Dari segi bentuk perusahaan, saya juga melihat Kompasiana tidak memiliki pengalaman, kemampuan serta organisasi yang ideal dalam monetisasi produk digital. Mereka adalah orang-orang dengan kompetensi mengelola konten yang berada dalam ekosistem perusahaan cetak. Langkah-langkah besar hanya bisa dicapai bukan sekedar lewat peningkatan pengetahuan atau kompetensi, tapi pergeseran atas paradigma industri.
Saat ngobrol berdua bersama Kang Pepih sambil ngopi di Gandaria City saat Kompasianival, saya mengusulkan beberapa cara lain memonetisasi Kompasiana sebagai produk digital. Cara yang saya usulkan itu bukan hanya bisa menaikkan pendapatan iklan bagi Kompasiana, tapi juga memberi keuntungan finansial bagi Kompasianer si pemilik artikel. Meski Kang Pepih sangat tertarik dan katakan akan segera mencari cara mewujudkannya, namun saya tidak terlalu yakin bisa dilaksanakan 2016 karena butuh perubahan besar pada platform.
Pendapatan iklan Kompasiana 2016 otomatis bisa naik bila mereka merilis mobile app sebagai channel baru distribusi iklan. Namun jangan anggap bisa segera surplus karena biaya investasi, pengembangan dan pemeliharaan mobile app bisa lebih besar ketimbang penghasilan atas iklan. Komersialisasi data menjadi model bisnis yang perlu diterapkan seperti yang saya tulis dalam artikel Mata Uang Baru Itu Bernama Data. Tapi lagi-lagi ini perubahan paradigma.
Satu-satunya sumber pendapatan yang membuat Kompasiana bisa bernafas, menurut saya adalah kerjasama event: lomba blogging, nangkring dan blogtrip. Tapi saya yakin jumlahnya tidak besar-besar amat berhubung bisnis content marketing, khususnya lewat blog, belum dapat porsi anggaran yang besar dari industri nasional. Namun di tahun 2016 dengan meningkatnya popularitas Kompasiana, tumbuhnya ekosistem digital serta endorsement dari Istana, 'kue pendapatan' bagi Kompasiana akan makin besar dari kegiatan event.

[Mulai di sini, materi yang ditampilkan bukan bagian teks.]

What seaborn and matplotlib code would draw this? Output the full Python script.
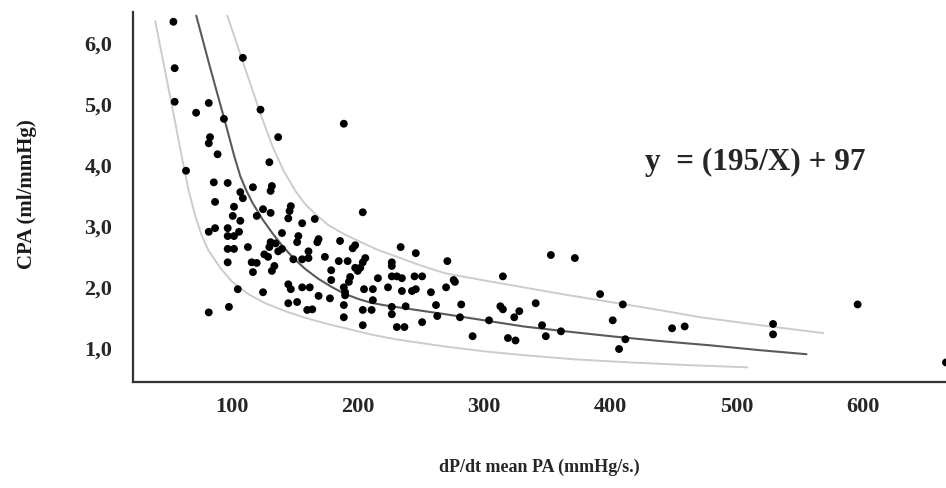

Tapi tetap saja kualat betul bagi mereka yang beranggapan Kompasiana sudah untung besar dari penghasilan event dan membuat mereka jadi perusahaan tajir. Biaya operasional mereka sangat besar. Mulai sewa gedung, gaji karyawan (saya dengar sekitar 40 orang), pemeliharaan infrastruktur, tagihan, pajak dan sebagainya.
Tapi bagaimana kalau saya salah dan ternyata Kompasiana sudah profit belasan atau puluhan miliar per tahun? Ya bagus, dong. Saya lebih suka kalau saya salah dalam hal ini.